By now you’ve likely seen images conjured up by DALL-E2 or Stable Diffusion. These are neural networks that can draw pretty much whatever you want. As far-fetched as this sounds, it seems to be true. You want teddy bears shopping for groceries in 19th century Japan? No problem.
The list of outrageous prompts and resulting images is endless. It is at once exhilarating and exhausting and terrifying to see how well it works. You may enjoy browsing through the various related subreddits.
As remarkable as these tools are, the funny pictures are distracting us from the bigger story: we will soon be adding a natural language layer to EVERY user interface. Certainly everything that is generative. It’s going to be transformative because deep technical competence tethered to natural language will release you from the shackles of craft. Let me explain.
DALL-E2 is a graphical tool, but the key thing is how you talk to this graphical tool. It’s really more of a language tool. You’re carving pixels with words. It’s as if you’re talking directly to Photoshop. But that’s still not quite it. It’s as if you’re talking to a brilliant digital artist, and they do all the pixel pushing. Click once on the mountain top and say “Put a castle here.” And it will instantly happen. You might then say “No, I’d like it to look less like Neuschwanstein and more like Carcassonne.” And it will happen instantly.
Do you see? The new thing here is not a castle-making tool. It’s the ability to talk to a skilled digital artist about anything at all. You no longer need to spend years getting good at Photoshop. The new thing here is the ability to talk to an always-on expert in ANYTHING. What we’re building is a generation of mechanical savants. You talk to them with natural language. They don’t talk back to you in natural language. They have deep knowledge of a subject area, and their reply is a concept that they think matches your prompt.
Here’s an example of what I mean. Let’s imagine you want to build a house. You have a vague idea what you want, but you need to talk to an architect. They’re the ones with the expertise needed to turn your hunch into something realizable. You give them a naive prompt and they reply with a realizable concept. It’s not quite what you wanted, so the two of you go back and forth. Over time you develop intuition about what you like, what can be built, and what you can afford.
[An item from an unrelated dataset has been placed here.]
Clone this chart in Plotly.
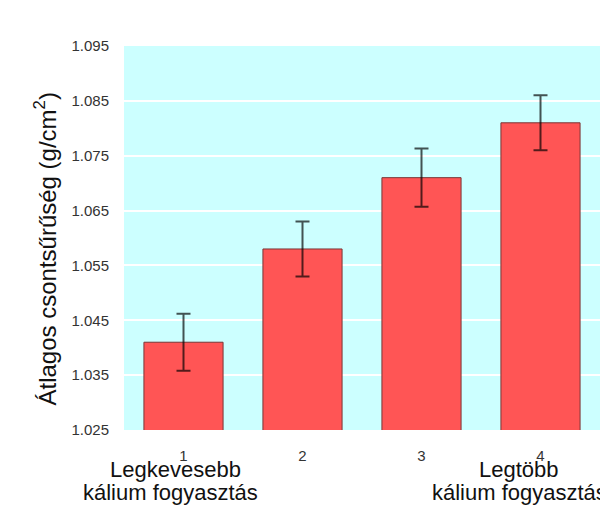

The problem is that architects are expensive. Only rich people can afford to play this game. But the game is changing now, because you can replace the architect with a mechanical savant. In the diagram below, you’re the one with the desire and the initial prompt. But now your prompt goes to a machine, a mechanical savant, to generate the concept. The bot has deep knowledge that frees you from years of studying a craft. You don’t need to go to architecture school. You don’t even need to hire an architect. You just need to discern the bot’s latest concept and modulate your next prompt.
Your key competence here is your relationship to the savant-bot (since it’s the one doing all the generation). Your competence is in the articulation of desire and discernment. Your new craft is iterative prompt refinement. This is the skill that you must never trade away. Knowing what you want, and knowing that you know what you want… these will be the instruments of power. All else is leverage, getting cheaper every day.